→ Directive: All lines from the beginning of the listing through the line with "no = [27, 12, 2, 10]" are to be copied word for word; the pictures are not.

→ Record extracts:

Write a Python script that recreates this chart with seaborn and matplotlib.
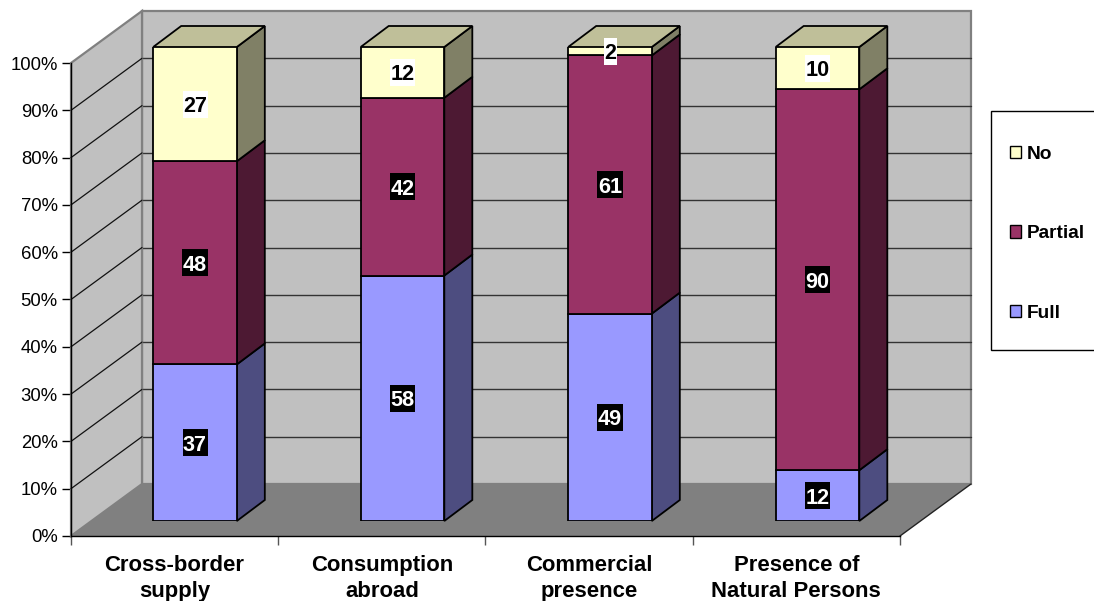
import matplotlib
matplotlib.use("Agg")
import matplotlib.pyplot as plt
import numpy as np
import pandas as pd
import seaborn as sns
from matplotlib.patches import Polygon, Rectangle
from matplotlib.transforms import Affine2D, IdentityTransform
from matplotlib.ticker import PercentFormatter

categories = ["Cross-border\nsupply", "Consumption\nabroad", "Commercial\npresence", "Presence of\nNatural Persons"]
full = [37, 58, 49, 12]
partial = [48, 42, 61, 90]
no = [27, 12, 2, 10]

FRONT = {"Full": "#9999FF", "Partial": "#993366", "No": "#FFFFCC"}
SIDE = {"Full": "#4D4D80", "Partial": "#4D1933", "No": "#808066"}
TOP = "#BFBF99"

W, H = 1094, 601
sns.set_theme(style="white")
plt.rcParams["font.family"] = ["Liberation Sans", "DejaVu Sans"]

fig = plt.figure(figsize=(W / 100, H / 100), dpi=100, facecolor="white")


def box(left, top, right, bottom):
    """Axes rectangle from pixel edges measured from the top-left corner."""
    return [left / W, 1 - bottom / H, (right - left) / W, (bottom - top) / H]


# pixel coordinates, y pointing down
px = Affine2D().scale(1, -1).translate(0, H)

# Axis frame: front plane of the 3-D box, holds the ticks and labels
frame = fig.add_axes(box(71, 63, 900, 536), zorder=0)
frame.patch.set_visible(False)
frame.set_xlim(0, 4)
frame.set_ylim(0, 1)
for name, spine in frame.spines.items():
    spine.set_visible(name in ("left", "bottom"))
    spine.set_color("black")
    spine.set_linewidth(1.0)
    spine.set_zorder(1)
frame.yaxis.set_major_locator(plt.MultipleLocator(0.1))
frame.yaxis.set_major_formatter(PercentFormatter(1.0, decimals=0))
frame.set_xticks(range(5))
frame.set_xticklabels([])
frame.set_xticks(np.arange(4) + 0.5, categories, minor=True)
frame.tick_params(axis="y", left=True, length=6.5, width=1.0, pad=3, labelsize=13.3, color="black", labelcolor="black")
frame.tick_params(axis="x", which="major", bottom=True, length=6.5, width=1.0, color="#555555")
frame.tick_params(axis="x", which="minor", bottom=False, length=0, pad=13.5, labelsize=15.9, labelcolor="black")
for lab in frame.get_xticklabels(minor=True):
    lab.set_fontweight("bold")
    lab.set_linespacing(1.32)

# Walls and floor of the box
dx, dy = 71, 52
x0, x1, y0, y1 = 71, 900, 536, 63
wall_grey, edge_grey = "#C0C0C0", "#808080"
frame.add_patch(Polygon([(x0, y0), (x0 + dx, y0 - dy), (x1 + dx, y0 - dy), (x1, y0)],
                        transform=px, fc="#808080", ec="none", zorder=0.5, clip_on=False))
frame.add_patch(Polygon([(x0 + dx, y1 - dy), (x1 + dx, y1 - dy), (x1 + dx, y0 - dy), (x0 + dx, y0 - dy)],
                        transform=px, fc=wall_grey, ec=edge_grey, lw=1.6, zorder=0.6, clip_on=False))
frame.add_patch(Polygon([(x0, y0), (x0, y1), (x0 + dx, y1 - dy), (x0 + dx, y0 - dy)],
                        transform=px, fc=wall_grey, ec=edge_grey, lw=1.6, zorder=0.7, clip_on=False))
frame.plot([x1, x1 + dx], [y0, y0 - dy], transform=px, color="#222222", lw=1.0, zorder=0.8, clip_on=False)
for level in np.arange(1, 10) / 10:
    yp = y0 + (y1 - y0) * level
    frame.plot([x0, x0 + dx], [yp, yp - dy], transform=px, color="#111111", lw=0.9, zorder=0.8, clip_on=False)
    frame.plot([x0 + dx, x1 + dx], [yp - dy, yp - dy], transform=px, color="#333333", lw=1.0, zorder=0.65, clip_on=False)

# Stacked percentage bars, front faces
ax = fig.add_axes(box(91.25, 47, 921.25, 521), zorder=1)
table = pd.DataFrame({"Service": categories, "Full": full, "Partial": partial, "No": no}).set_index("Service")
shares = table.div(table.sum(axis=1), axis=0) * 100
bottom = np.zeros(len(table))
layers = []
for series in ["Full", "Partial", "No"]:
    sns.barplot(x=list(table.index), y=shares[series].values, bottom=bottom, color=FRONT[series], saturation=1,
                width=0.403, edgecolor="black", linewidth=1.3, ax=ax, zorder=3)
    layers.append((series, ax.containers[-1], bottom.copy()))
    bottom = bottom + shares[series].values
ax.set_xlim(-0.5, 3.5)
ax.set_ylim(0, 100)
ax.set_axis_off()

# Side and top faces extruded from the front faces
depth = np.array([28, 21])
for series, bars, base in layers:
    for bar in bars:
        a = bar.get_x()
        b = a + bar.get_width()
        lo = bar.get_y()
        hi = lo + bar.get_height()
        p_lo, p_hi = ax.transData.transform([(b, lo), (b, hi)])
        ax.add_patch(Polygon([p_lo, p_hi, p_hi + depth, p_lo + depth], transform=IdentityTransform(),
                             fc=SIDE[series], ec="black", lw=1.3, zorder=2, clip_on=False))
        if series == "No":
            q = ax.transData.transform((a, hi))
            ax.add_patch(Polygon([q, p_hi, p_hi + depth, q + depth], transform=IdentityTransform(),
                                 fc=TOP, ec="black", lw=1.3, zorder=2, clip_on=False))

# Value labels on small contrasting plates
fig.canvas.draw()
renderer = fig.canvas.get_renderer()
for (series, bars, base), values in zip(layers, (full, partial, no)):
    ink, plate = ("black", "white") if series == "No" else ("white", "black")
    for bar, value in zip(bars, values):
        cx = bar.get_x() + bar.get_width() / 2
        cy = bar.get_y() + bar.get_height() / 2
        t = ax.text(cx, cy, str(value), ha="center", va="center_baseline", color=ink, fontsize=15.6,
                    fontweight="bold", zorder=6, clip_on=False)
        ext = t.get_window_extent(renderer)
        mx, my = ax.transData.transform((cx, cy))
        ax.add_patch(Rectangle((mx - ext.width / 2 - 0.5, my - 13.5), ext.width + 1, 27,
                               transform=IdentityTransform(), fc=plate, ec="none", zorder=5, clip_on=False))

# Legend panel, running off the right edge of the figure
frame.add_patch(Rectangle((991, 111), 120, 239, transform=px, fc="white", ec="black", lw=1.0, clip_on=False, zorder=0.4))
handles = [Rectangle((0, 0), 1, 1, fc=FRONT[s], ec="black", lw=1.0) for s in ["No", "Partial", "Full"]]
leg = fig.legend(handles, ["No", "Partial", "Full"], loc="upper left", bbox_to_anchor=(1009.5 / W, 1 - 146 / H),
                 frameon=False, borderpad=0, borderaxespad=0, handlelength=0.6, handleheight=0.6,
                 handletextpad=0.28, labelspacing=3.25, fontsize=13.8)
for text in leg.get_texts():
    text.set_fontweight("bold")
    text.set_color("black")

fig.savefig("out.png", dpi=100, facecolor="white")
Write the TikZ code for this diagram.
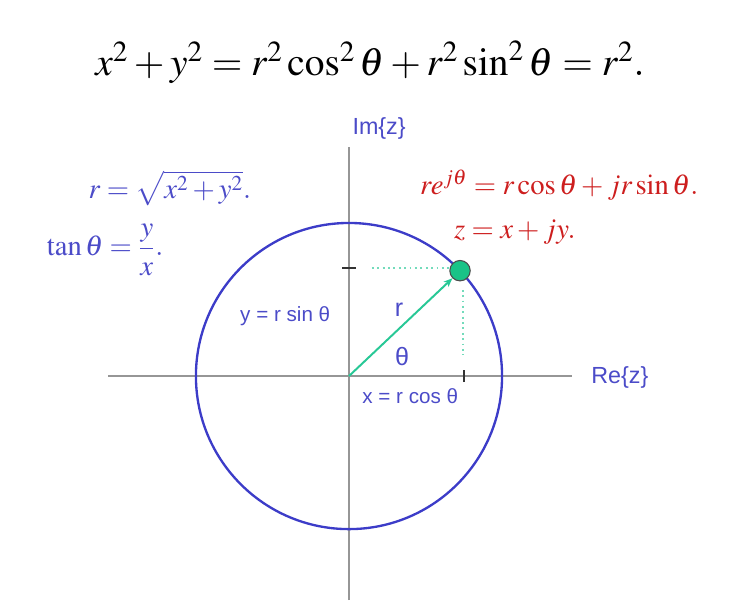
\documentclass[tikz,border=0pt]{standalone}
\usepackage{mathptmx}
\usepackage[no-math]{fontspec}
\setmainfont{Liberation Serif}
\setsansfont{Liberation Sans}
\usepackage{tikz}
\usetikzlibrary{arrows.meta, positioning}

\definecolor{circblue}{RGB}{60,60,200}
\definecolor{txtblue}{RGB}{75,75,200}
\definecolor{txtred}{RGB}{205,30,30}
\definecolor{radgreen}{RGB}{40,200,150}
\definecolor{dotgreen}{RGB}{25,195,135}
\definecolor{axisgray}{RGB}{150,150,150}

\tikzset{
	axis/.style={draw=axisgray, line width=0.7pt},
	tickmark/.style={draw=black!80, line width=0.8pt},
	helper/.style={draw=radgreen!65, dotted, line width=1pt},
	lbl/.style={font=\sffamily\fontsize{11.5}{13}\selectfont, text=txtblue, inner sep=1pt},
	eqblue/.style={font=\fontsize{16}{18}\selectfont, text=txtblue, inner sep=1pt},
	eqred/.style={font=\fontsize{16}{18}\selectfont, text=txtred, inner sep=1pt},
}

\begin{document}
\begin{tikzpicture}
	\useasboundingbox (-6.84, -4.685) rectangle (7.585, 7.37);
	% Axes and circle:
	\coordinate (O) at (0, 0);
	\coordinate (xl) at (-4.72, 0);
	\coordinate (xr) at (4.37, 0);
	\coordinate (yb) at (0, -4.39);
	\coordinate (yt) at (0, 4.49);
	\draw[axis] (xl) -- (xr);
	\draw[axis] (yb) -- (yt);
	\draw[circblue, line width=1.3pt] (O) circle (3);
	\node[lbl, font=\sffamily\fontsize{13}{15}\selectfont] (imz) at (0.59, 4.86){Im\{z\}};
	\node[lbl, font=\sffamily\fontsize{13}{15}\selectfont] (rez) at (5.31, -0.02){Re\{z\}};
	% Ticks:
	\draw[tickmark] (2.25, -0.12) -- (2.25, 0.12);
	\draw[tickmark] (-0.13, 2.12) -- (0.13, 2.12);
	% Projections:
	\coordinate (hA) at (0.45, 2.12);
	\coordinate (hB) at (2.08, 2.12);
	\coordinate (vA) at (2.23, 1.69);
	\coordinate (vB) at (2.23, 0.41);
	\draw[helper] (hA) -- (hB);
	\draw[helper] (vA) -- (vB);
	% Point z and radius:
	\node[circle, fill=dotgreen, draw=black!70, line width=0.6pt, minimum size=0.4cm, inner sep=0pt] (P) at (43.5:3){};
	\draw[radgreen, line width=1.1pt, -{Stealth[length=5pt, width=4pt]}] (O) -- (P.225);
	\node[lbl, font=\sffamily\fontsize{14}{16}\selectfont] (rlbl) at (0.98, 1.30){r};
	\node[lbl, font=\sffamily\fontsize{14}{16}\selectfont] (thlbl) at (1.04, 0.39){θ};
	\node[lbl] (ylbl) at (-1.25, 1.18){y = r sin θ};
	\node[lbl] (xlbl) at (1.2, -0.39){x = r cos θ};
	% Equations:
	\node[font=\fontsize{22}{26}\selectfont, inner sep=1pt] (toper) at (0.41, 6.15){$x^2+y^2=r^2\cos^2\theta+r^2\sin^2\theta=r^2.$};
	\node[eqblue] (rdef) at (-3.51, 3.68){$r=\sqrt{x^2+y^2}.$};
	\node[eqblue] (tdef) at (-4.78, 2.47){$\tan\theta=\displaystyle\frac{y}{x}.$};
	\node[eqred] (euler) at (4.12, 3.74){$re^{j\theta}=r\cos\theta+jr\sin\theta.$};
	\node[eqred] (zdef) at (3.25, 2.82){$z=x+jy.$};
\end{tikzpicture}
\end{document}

→ Response to the task:
Write a Python script that recreates this chart with seaborn and matplotlib.
import matplotlib
matplotlib.use("Agg")
import matplotlib.pyplot as plt
import numpy as np
import pandas as pd
import seaborn as sns
from matplotlib.patches import Polygon, Rectangle
from matplotlib.transforms import Affine2D, IdentityTransform
from matplotlib.ticker import PercentFormatter

categories = ["Cross-border\nsupply", "Consumption\nabroad", "Commercial\npresence", "Presence of\nNatural Persons"]
full = [37, 58, 49, 12]
partial = [48, 42, 61, 90]
no = [27, 12, 2, 10]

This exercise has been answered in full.